(Plotting code records)
#####
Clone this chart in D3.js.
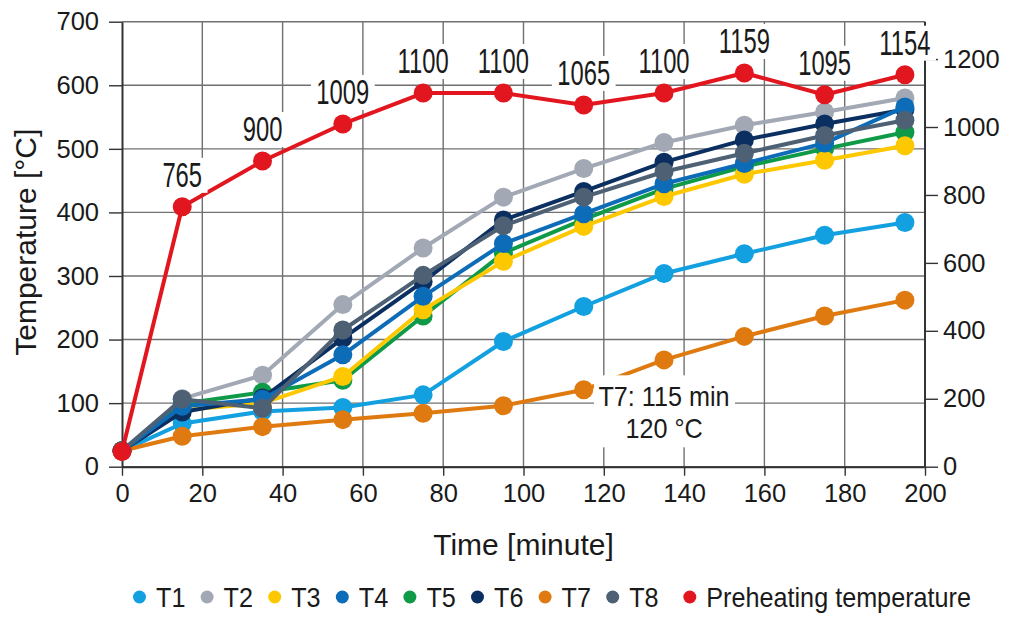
<!DOCTYPE html>
<html><head><meta charset="utf-8">
<script src="https://cdn.jsdelivr.net/npm/d3@7"></script>
<style>
body{margin:0;background:#fff}
svg{display:block}
text{font-family:"Liberation Sans",Arial,sans-serif;fill:#1a1a1a}
</style>
</head><body>
<svg id="c" width="1024" height="631"></svg>
<script>
// ---- data ----
const times = [0, 15, 35, 55, 75, 95, 115, 135, 155, 175, 195];
const T1 = [25, 68, 87, 93, 113, 197, 252, 304, 335, 364, 384];
const T2 = [25, 107, 144, 255, 344, 424, 469, 510, 537, 558, 580];
const T3 = [25, 89, 100, 142, 247, 323, 378, 425, 460, 482, 505];
const T4 = [25, 95, 106, 176, 268, 351, 398, 445, 477, 509, 566];
const T5 = [25, 99, 117, 136, 237, 336, 389, 437, 472, 500, 526];
const T6 = [25, 86, 108, 202, 291, 388, 433, 479, 514, 539, 562];
const T7 = [25, 48, 63, 74, 84, 96, 121, 168, 205, 237, 262];
const T8 = [25, 106, 92, 215, 301, 379, 424, 464, 493, 521, 545];
const preheat = [45, 765, 900, 1009, 1100, 1100, 1065, 1100, 1159, 1095, 1154];
const preheatLabels = ["", "765", "900", "1009", "1100", "1100", "1065", "1100", "1159", "1095", "1154"];
const seriesNames = ["T1", "T2", "T3", "T4", "T5", "T6", "T7", "T8"];
const seriesValues = [T1, T2, T3, T4, T5, T6, T7, T8];
const seriesColors = ["#12a0e0", "#a2a9b4", "#fdc800", "#0d6cb8", "#0f9a47", "#0b2f60", "#df7a10", "#4e6174"];
const preheatName = "Preheating temperature";
const preheatColor = "#e2161f";
const drawOrder = ["T1", "T2", "T7", "T5", "T3", "T6", "T4", "T8"];
const xTicks = [0, 20, 40, 60, 80, 100, 120, 140, 160, 180, 200];
const yTicks = [0, 100, 200, 300, 400, 500, 600, 700];
const y2Ticks = [0, 200, 400, 600, 800, 1000, 1200];
const annotLines = ["T7: 115 min", "120 °C"];
const xTitle = "Time [minute]";
const yTitle = "Temperature [°C]";

// ---- layout ----
const svg = d3.select("#c");
const L = 122, R = 925, T = 21.7, B = 466.7;
const x = d3.scaleLinear().domain([0, 200]).range([L, R]);
const y = d3.scaleLinear().domain([0, 700]).range([B, T]);
const y2 = d3.scaleLinear().domain([0, 1310]).range([B, T]);

const gridColor = "#707070", axisColor = "#333";

// grid
const grid = svg.append("g");
grid.selectAll("line.h").data(yTicks).join("line")
  .attr("x1", L).attr("x2", R).attr("y1", d => y(d)).attr("y2", d => y(d))
  .attr("stroke", gridColor).attr("stroke-width", 1.4);
grid.selectAll("line.v").data(xTicks.filter(d => d > 0 && d < 200)).join("line")
  .attr("x1", d => x(d)).attr("x2", d => x(d)).attr("y1", T).attr("y2", B)
  .attr("stroke", gridColor).attr("stroke-width", 1.4);

// axes
function styleAxis(g) {
  g.select(".domain").attr("stroke", axisColor).attr("stroke-width", 2);
  g.selectAll(".tick line").attr("stroke", axisColor).attr("stroke-width", 1.4);
  g.selectAll(".tick text").attr("font-size", 25.5).attr("fill", "#1a1a1a")
    .attr("font-family", '"Liberation Sans",Arial,sans-serif');
}
svg.append("g").attr("transform", `translate(${L},0)`)
  .call(d3.axisLeft(y).tickValues(yTicks).tickSize(13).tickSizeOuter(0).tickPadding(10))
  .call(styleAxis);
svg.append("g").attr("transform", `translate(${R},0)`)
  .call(d3.axisRight(y2).tickValues(y2Ticks).tickFormat(d3.format("d")).tickSize(13).tickSizeOuter(0).tickPadding(5))
  .call(styleAxis)
  .call(g => g.select(".domain").attr("d", `M0,${B}V${T}`));
svg.append("g").attr("transform", `translate(0,${B})`)
  .call(d3.axisBottom(x).tickValues(xTicks).tickSize(9).tickSizeOuter(0).tickPadding(8))
  .call(styleAxis);

// titles
svg.append("text").attr("x", (L + R) / 2).attr("y", 555).attr("text-anchor", "middle")
  .attr("font-size", 30).text(xTitle);
svg.append("text").attr("transform", `translate(36,${(y(0) + y(700)) / 2 - 2}) rotate(-90)`)
  .attr("text-anchor", "middle").attr("font-size", 30).text(yTitle);

// series
const line = d3.line().x((d, i) => x(times[i])).y(d => y(d));
const plot = svg.append("g");
drawOrder.forEach(name => {
  const k = seriesNames.indexOf(name);
  const vals = seriesValues[k], col = seriesColors[k];
  const g = plot.append("g");
  g.append("path").datum(vals).attr("d", line).attr("fill", "none")
    .attr("stroke", col).attr("stroke-width", 4).attr("stroke-linejoin", "round");
  g.selectAll("circle").data(vals).join("circle")
    .attr("cx", (d, i) => x(times[i])).attr("cy", d => y(d)).attr("r", 9.5).attr("fill", col);
});

// preheating (right axis)
const line2 = d3.line().x((d, i) => x(times[i])).y(d => y2(d));
const pg = svg.append("g");
pg.append("path").datum(preheat).attr("d", line2).attr("fill", "none")
  .attr("stroke", preheatColor).attr("stroke-width", 4).attr("stroke-linejoin", "round");
pg.selectAll("circle").data(preheat).join("circle")
  .attr("cx", (d, i) => x(times[i])).attr("cy", d => y2(d)).attr("r", 9.5).attr("fill", preheatColor);

// value labels with white boxes
const lab = svg.append("g");
preheat.forEach((v, i) => {
  if (!preheatLabels[i]) return;
  const g = lab.append("g")
    .attr("transform", `translate(${x(times[i])},${y2(v) - 20}) scale(0.68,1)`);
  const r = g.append("rect").attr("fill", "#fff");
  const t = g.append("text").attr("text-anchor", "middle").attr("font-size", 35).text(preheatLabels[i]);
  const bb = t.node().getBBox();
  r.attr("x", bb.x - 8).attr("width", bb.width + 16).attr("y", -29).attr("height", 35);
});

// annotation for T7
const ag = svg.append("g");
const ax = x(135);
ag.append("rect").attr("x", ax - 70).attr("width", 141)
  .attr("y", y(95) - 31).attr("height", 72).attr("fill", "#fff");
annotLines.forEach((s, i) => {
  ag.append("text").attr("transform", `translate(${ax},${y(95) + i * 31.5}) scale(0.9,1)`)
    .attr("text-anchor", "middle").attr("font-size", 28).text(s);
});

// legend
const legendItems = seriesNames.map((n, i) => ({ name: n, color: seriesColors[i], extra: 0 }))
  .concat([{ name: preheatName, color: preheatColor, extra: 9.5 }]);
const lg = svg.append("g");
const ly = 597, step = 67.6;
let cx = 139.5;
legendItems.forEach((it, i) => {
  cx += it.extra;
  lg.append("circle").attr("cx", cx).attr("cy", ly).attr("r", 6.5).attr("fill", it.color);
  lg.append("text").attr("transform", `translate(${cx + 16.5},${ly + 10}) scale(0.9,1)`)
    .attr("font-size", 28).text(it.name);
  cx += step;
});
</script>
</body></html>
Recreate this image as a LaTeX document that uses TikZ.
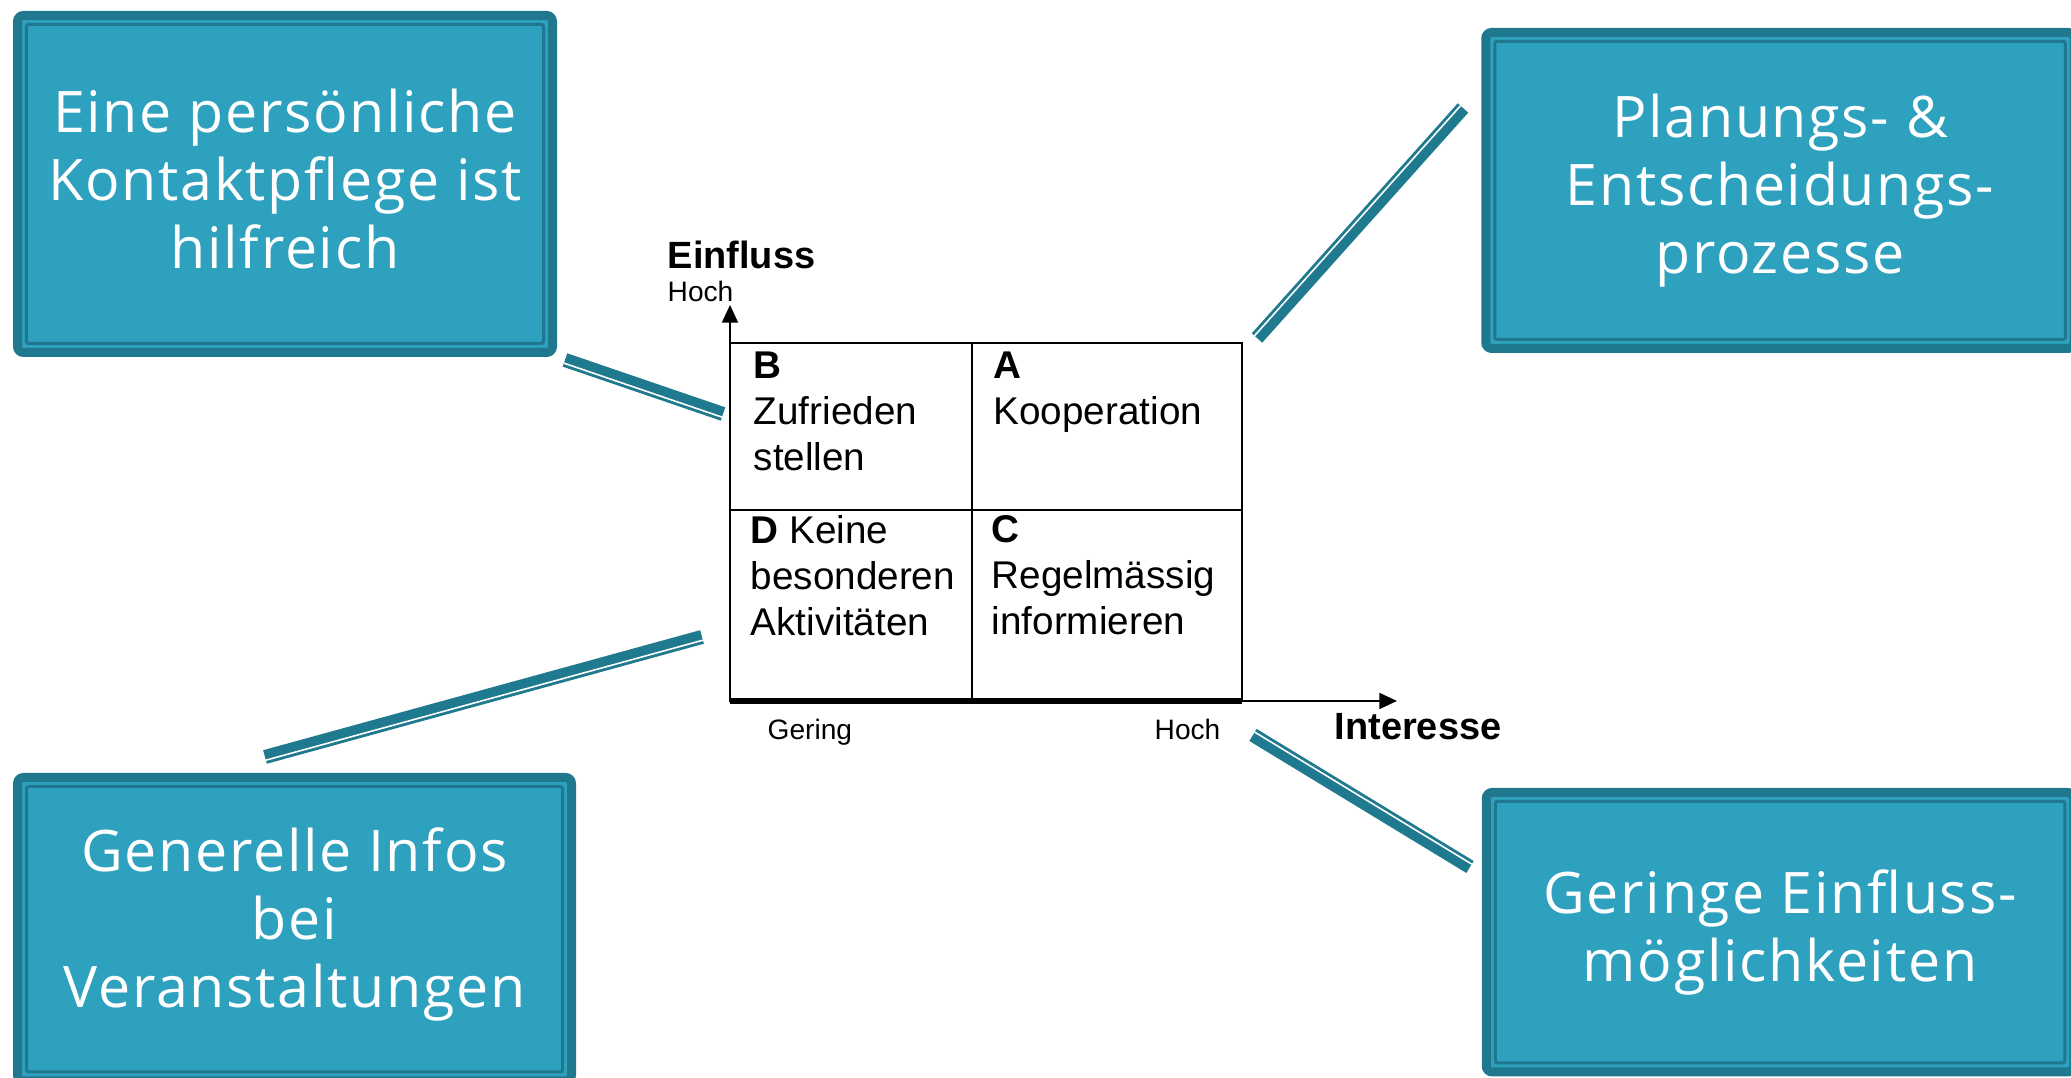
#####
To do ▸
Restate the whole listing above exactly, please, omitting every image.

Reply ▸
Clone this chart in D3.js.
<!DOCTYPE html>
<html><head><meta charset="utf-8">
<script src="https://cdn.jsdelivr.net/npm/d3@7"></script>
<style>
body{margin:0;background:#fff}
svg{display:block}
text{font-family:"Liberation Sans",Arial,sans-serif;fill:#1a1a1a}
</style>
</head><body>
<svg id="c" width="1024" height="631"></svg>
<script>
// ---- data ----
const times = [0, 15, 35, 55, 75, 95, 115, 135, 155, 175, 195];
const T1 = [25, 68, 87, 93, 113, 197, 252, 304, 335, 364, 384];
const T2 = [25, 107, 144, 255, 344, 424, 469, 510, 537, 558, 580];
const T3 = [25, 89, 100, 142, 247, 323, 378, 425, 460, 482, 505];
const T4 = [25, 95, 106, 176, 268, 351, 398, 445, 477, 509, 566];
const T5 = [25, 99, 117, 136, 237, 336, 389, 437, 472, 500, 526];
const T6 = [25, 86, 108, 202, 291, 388, 433, 479, 514, 539, 562];
const T7 = [25, 48, 63, 74, 84, 96, 121, 168, 205, 237, 262];
const T8 = [25, 106, 92, 215, 301, 379, 424, 464, 493, 521, 545];
const preheat = [45, 765, 900, 1009, 1100, 1100, 1065, 1100, 1159, 1095, 1154];
const preheatLabels = ["", "765", "900", "1009", "1100", "1100", "1065", "1100", "1159", "1095", "1154"];
const seriesNames = ["T1", "T2", "T3", "T4", "T5", "T6", "T7", "T8"];
const seriesValues = [T1, T2, T3, T4, T5, T6, T7, T8];
const seriesColors = ["#12a0e0", "#a2a9b4", "#fdc800", "#0d6cb8", "#0f9a47", "#0b2f60", "#df7a10", "#4e6174"];
const preheatName = "Preheating temperature";
const preheatColor = "#e2161f";
const drawOrder = ["T1", "T2", "T7", "T5", "T3", "T6", "T4", "T8"];
const xTicks = [0, 20, 40, 60, 80, 100, 120, 140, 160, 180, 200];
const yTicks = [0, 100, 200, 300, 400, 500, 600, 700];
const y2Ticks = [0, 200, 400, 600, 800, 1000, 1200];
const annotLines = ["T7: 115 min", "120 °C"];
const xTitle = "Time [minute]";
const yTitle = "Temperature [°C]";

// ---- layout ----
const svg = d3.select("#c");
const L = 122, R = 925, T = 21.7, B = 466.7;
const x = d3.scaleLinear().domain([0, 200]).range([L, R]);
const y = d3.scaleLinear().domain([0, 700]).range([B, T]);
const y2 = d3.scaleLinear().domain([0, 1310]).range([B, T]);

const gridColor = "#707070", axisColor = "#333";

// grid
const grid = svg.append("g");
grid.selectAll("line.h").data(yTicks).join("line")
  .attr("x1", L).attr("x2", R).attr("y1", d => y(d)).attr("y2", d => y(d))
  .attr("stroke", gridColor).attr("stroke-width", 1.4);
grid.selectAll("line.v").data(xTicks.filter(d => d > 0 && d < 200)).join("line")
  .attr("x1", d => x(d)).attr("x2", d => x(d)).attr("y1", T).attr("y2", B)
  .attr("stroke", gridColor).attr("stroke-width", 1.4);

// axes
function styleAxis(g) {
  g.select(".domain").attr("stroke", axisColor).attr("stroke-width", 2);
  g.selectAll(".tick line").attr("stroke", axisColor).attr("stroke-width", 1.4);
  g.selectAll(".tick text").attr("font-size", 25.5).attr("fill", "#1a1a1a")
    .attr("font-family", '"Liberation Sans",Arial,sans-serif');
}
svg.append("g").attr("transform", `translate(${L},0)`)
  .call(d3.axisLeft(y).tickValues(yTicks).tickSize(13).tickSizeOuter(0).tickPadding(10))
  .call(styleAxis);
svg.append("g").attr("transform", `translate(${R},0)`)
  .call(d3.axisRight(y2).tickValues(y2Ticks).tickFormat(d3.format("d")).tickSize(13).tickSizeOuter(0).tickPadding(5))
  .call(styleAxis)
  .call(g => g.select(".domain").attr("d", `M0,${B}V${T}`));
svg.append("g").attr("transform", `translate(0,${B})`)
  .call(d3.axisBottom(x).tickValues(xTicks).tickSize(9).tickSizeOuter(0).tickPadding(8))
  .call(styleAxis);

// titles
svg.append("text").attr("x", (L + R) / 2).attr("y", 555).attr("text-anchor", "middle")
  .attr("font-size", 30).text(xTitle);
svg.append("text").attr("transform", `translate(36,${(y(0) + y(700)) / 2 - 2}) rotate(-90)`)
  .attr("text-anchor", "middle").attr("font-size", 30).text(yTitle);

// series
const line = d3.line().x((d, i) => x(times[i])).y(d => y(d));
const plot = svg.append("g");
drawOrder.forEach(name => {
  const k = seriesNames.indexOf(name);
  const vals = seriesValues[k], col = seriesColors[k];
  const g = plot.append("g");
  g.append("path").datum(vals).attr("d", line).attr("fill", "none")
    .attr("stroke", col).attr("stroke-width", 4).attr("stroke-linejoin", "round");
  g.selectAll("circle").data(vals).join("circle")
    .attr("cx", (d, i) => x(times[i])).attr("cy", d => y(d)).attr("r", 9.5).attr("fill", col);
});

// preheating (right axis)
const line2 = d3.line().x((d, i) => x(times[i])).y(d => y2(d));
const pg = svg.append("g");
pg.append("path").datum(preheat).attr("d", line2).attr("fill", "none")
  .attr("stroke", preheatColor).attr("stroke-width", 4).attr("stroke-linejoin", "round");
pg.selectAll("circle").data(preheat).join("circle")
  .attr("cx", (d, i) => x(times[i])).attr("cy", d => y2(d)).attr("r", 9.5).attr("fill", preheatColor);

// value labels with white boxes
const lab = svg.append("g");
preheat.forEach((v, i) => {
  if (!preheatLabels[i]) return;
  const g = lab.append("g")
    .attr("transform", `translate(${x(times[i])},${y2(v) - 20}) scale(0.68,1)`);
  const r = g.append("rect").attr("fill", "#fff");
  const t = g.append("text").attr("text-anchor", "middle").attr("font-size", 35).text(preheatLabels[i]);
  const bb = t.node().getBBox();
  r.attr("x", bb.x - 8).attr("width", bb.width + 16).attr("y", -29).attr("height", 35);
});

// annotation for T7
const ag = svg.append("g");
const ax = x(135);
ag.append("rect").attr("x", ax - 70).attr("width", 141)
  .attr("y", y(95) - 31).attr("height", 72).attr("fill", "#fff");
annotLines.forEach((s, i) => {
  ag.append("text").attr("transform", `translate(${ax},${y(95) + i * 31.5}) scale(0.9,1)`)
    .attr("text-anchor", "middle").attr("font-size", 28).text(s);
});

// legend
const legendItems = seriesNames.map((n, i) => ({ name: n, color: seriesColors[i], extra: 0 }))
  .concat([{ name: preheatName, color: preheatColor, extra: 9.5 }]);
const lg = svg.append("g");
const ly = 597, step = 67.6;
let cx = 139.5;
legendItems.forEach((it, i) => {
  cx += it.extra;
  lg.append("circle").attr("cx", cx).attr("cy", ly).attr("r", 6.5).attr("fill", it.color);
  lg.append("text").attr("transform", `translate(${cx + 16.5},${ly + 10}) scale(0.9,1)`)
    .attr("font-size", 28).text(it.name);
  cx += step;
});
</script>
</body></html>
Recreate this image as a LaTeX document that uses TikZ.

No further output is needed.